Ang lahat ng lalabas sa blog na ito, ay akin, ngunit kong may isinaad akong pinagkuhanan ng inpormasyon ay marahil kanila yoon.
minsan ay mayroon ding mga salitang hindi naangkop sa mga bata, kaya ang gabay ng magulang ay kinakailangan din.
hindi ko kailangan mag-adjust kung nababstusan kayo sa akin, dahil wala akong pakialam sa mga nababastusan o kung kahit sinong may bayolenteng reaksyon tungkol sa akin.
malugod akong nagpapasalamat at binigyan mong oras na basahin ang kawalanghiyaang mga isinassad dito.
nagbasa ka na rin lang, ay lulubos-lubosin ko na, gamitin ang comments sa ilalim ng araw ng titulo ng isang blog entry kung ikaw ay may nais ikomento tungkol sa isang post,
gamitin ang tagboard sa pagbati at hindi sa pagkomento ng isang post, maraming-maraming salamat po, nawa'y ikaw'y masiyahan sa pakikialam sa aking
magulo, antipatiko ngunit masayang buhay.
do you know why?
viernes, febrero 15, 2008

"And if I lived a thousand years
You know I never could explain
The way I lost my heart to you
that day
but if destiny decided I should look the other way
then the world would never know
the greatest story ever told
and did I tell you that I love you
tonight"
been listening to that song the whole night...
welcomed sunrise with tears running down into my eyes...
friends. nothing to worry about...
jigz and me are ok... I'm not...
why? because i miss him so badly...
I've told you our laptop has been broken last week aight?
and the computer we're using at home has been broken also aight?
so, there's no chance of me and jigz to talk...
and the internet is like the only way for us to communicate... gahh..
i dont know.. i started too feel so desperate and so frustrated... i want to be with him SO BADLY!
... to the point that i blame God why is he like taking away every way for our relationship to work...
i started praying... "God... please... even for once... paganahin mo naman ang powers mo samin..."
uhuh.. i know it's like wrong kasi pareho kaming lalake...
but we LOVE each other... isn't that reason strong enough for us to stay together?
gaahhh... i sooo miss my baby... cant wait till the time comes when we meet again.. LIVE together..
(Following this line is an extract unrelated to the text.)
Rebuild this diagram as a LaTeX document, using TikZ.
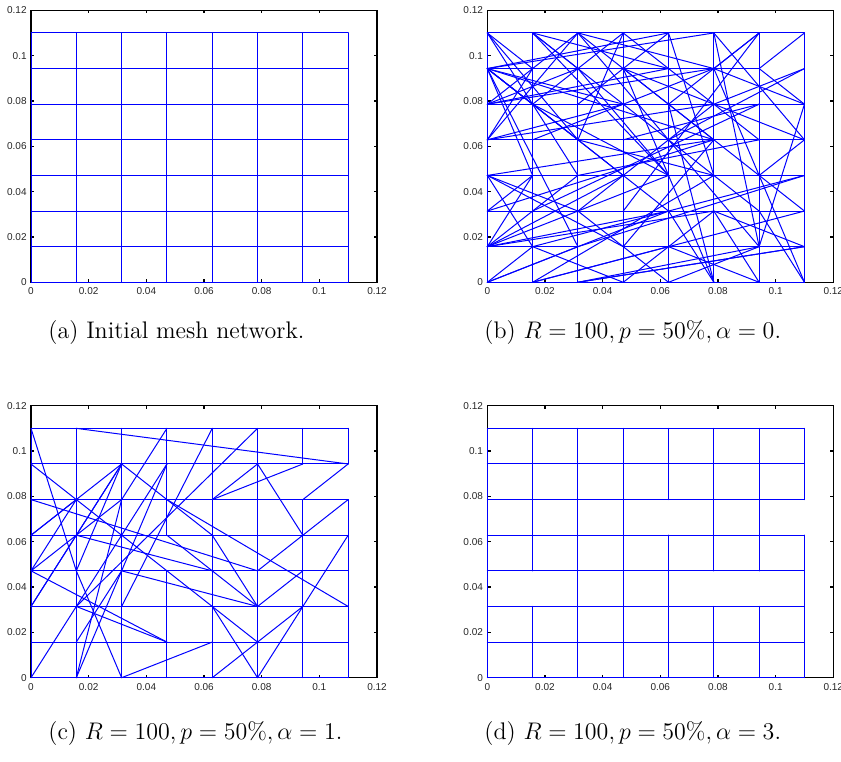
\documentclass[tikz,border=0pt]{standalone}
\usepackage{fontspec}
\newfontfamily\axfont{Liberation Sans}
\tikzset{
  axisbox/.style={draw=black, line width=0.55pt},
  meshline/.style={draw=blue, line width=0.5pt, line cap=round},
  ticklabel/.style={font=\axfont\fontsize{5}{6}\selectfont, inner sep=0pt, text=black!85},
  capt/.style={font=\fontsize{12}{14}\selectfont, inner sep=0pt, anchor=base west},
  panel/.style={x=22.655pt, y=17.81pt},
}
\newcommand\makeaxes[1]{%
  \draw[axisbox] (0,0) rectangle (7.63636,7.63636);
  \foreach \k/\lab in {0/0,1/0.02,2/0.04,3/0.06,4/0.08,5/0.1,6/0.12}{%
    \pgfmathsetmacro\tt{\k*1.272727}
    \draw[axisbox] (\tt,0) -- ++(0pt,1.6pt);
    \draw[axisbox] (\tt,7.63636) -- ++(0pt,-1.6pt);
    \draw[axisbox] (0,\tt) -- ++(1.6pt,0pt);
    \draw[axisbox] (7.63636,\tt) -- ++(-1.6pt,0pt);
    \node[ticklabel, anchor=east] (#1yl\k) at ([xshift=-2pt]0,\tt) {\lab};
    \node[ticklabel, anchor=north] (#1xl\k) at ([yshift=-2.6pt]\tt,0) {\lab};
  }%
  \foreach \i in {0,...,7}{\foreach \j in {0,...,7}{\coordinate (#1\i\j) at (\i,\j);}}%
}
\begin{document}
\begin{tikzpicture}[x=0.5pt,y=0.5pt]
\useasboundingbox (0,0) rectangle (841,761);

% ---------------- panel (a)
\begin{scope}[shift={(31,478.7)}, panel]
\makeaxes{a}
\foreach \j in {0,...,7}{\draw[meshline] (a0\j) -- (a7\j);}
\foreach \i in {0,...,7}{\draw[meshline] (a\i0) -- (a\i7);}
\end{scope}

% ---------------- panel (b)
\begin{scope}[shift={(487.3,478.7)}, panel]
\makeaxes{b}
\foreach \u/\v in {00/70,01/21,31/71,02/72,03/73,04/74,05/75,06/66,07/77}{\draw[meshline] (b\u) -- (b\v);}
\foreach \i in {0,...,7}{\draw[meshline] (b\i0) -- (b\i7);}
\foreach \u/\v in {07/16,07/24,07/23,
  06/47,06/57,06/15,06/24,06/33,06/42,06/35,06/54,06/13,06/21,
  05/16,05/26,05/56,05/46,
  04/16,04/27,04/35,04/55,
  03/22,03/11,03/31,03/54,
  02/13,02/54,
  01/13,01/23,01/33,01/43,01/42,01/52,
  00/11,00/21,00/42,
  17/35,17/43,17/46,17/26,
  27/44,27/54,27/16,27/56,
  37/15,37/24,37/64,
  47/53,47/25,
  57/74,57/61,
  67/56,67/45,67/32,
  77/66,
  76/55,76/44,
  75/61,75/66,75/56,
  74/63,74/36,
  73/11,73/21,
  72/10,72/36,
  71/20,71/52,
  70/62,70/56,
  60/41,60/52,
  50/36,50/42,
  40/22,40/61,
  30/11,30/52,
  20/61,20/71,
  10/53,10/41,
  12/65,14/56,22/55,23/64,31/54,45/50,44/61,34/65,35/62,24/53,15/43,26/43}
  {\draw[meshline] (b\u) -- (b\v);}
\end{scope}

% ---------------- panel (c)
\begin{scope}[shift={(31,83.3)}, panel]
\makeaxes{c}
\foreach \j in {0,...,7}{\draw[meshline] (c0\j) -- (c7\j);}
\foreach \u/\v in {00/07,10/17,20/27,30/33,34/37,40/47,50/57,60/65,66/67,70/75,76/77}{\draw[meshline] (c\u) -- (c\v);}
\foreach \u/\v in {17/76,07/13,13/20,06/42,05/53,47/22,57/12,45/56,45/66,56/64,65/76,
  53/75,74/62,62/50,51/62,42/51,40/51,42/50,52/63,35/72,
  03/14,03/15,03/31,04/15,04/26,02/14,02/26,00/24,10/25,10/36,20/41,
  26/14,26/13,26/44,25/37,25/14,36/24,44/52,34/52,23/52,14/43,12/31,11/23}
  {\draw[meshline] (c\u) -- (c\v);}
\end{scope}

% ---------------- panel (d)
\begin{scope}[shift={(487.3,83.3)}, panel]
\makeaxes{d}
\foreach \j in {0,...,7}{\draw[meshline] (d0\j) -- (d7\j);}
\foreach \u/\v in {00/07,10/12,13/17,20/27,30/37,40/44,45/47,50/52,53/57,60/62,63/67,70/74,75/77}{\draw[meshline] (d\u) -- (d\v);}
\end{scope}

% ---------------- captions
\node[capt] (capa) at (48,422) {(a) Initial mesh network.};
\node[capt] (capb) at (484,422) {(b) $R=100, p=50\%, \alpha=0$.};
\node[capt] (capc) at (48,22) {(c) $R=100, p=50\%, \alpha=1$.};
\node[capt] (capd) at (484,22) {(d) $R=100, p=50\%, \alpha=3$.};
\end{tikzpicture}
\end{document}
and wake up each morning thinking just about the two of us... so can't wait till that time comes...
and as for now... even the WHOLE world tells us to hold back... i know i wont.. i know he wont...
coz that's the point of LOVE... trusting, caring and still continuing the feeling even though the whole world tells you not to... ryt?
so... how bout you? do you know why we can't be like those of other people who had their happy ending and started a new one? cmon guys! answer me! so we can end this chapter entitled "LONG-DISTANCE RELATIONSHIP" and start a new one... please?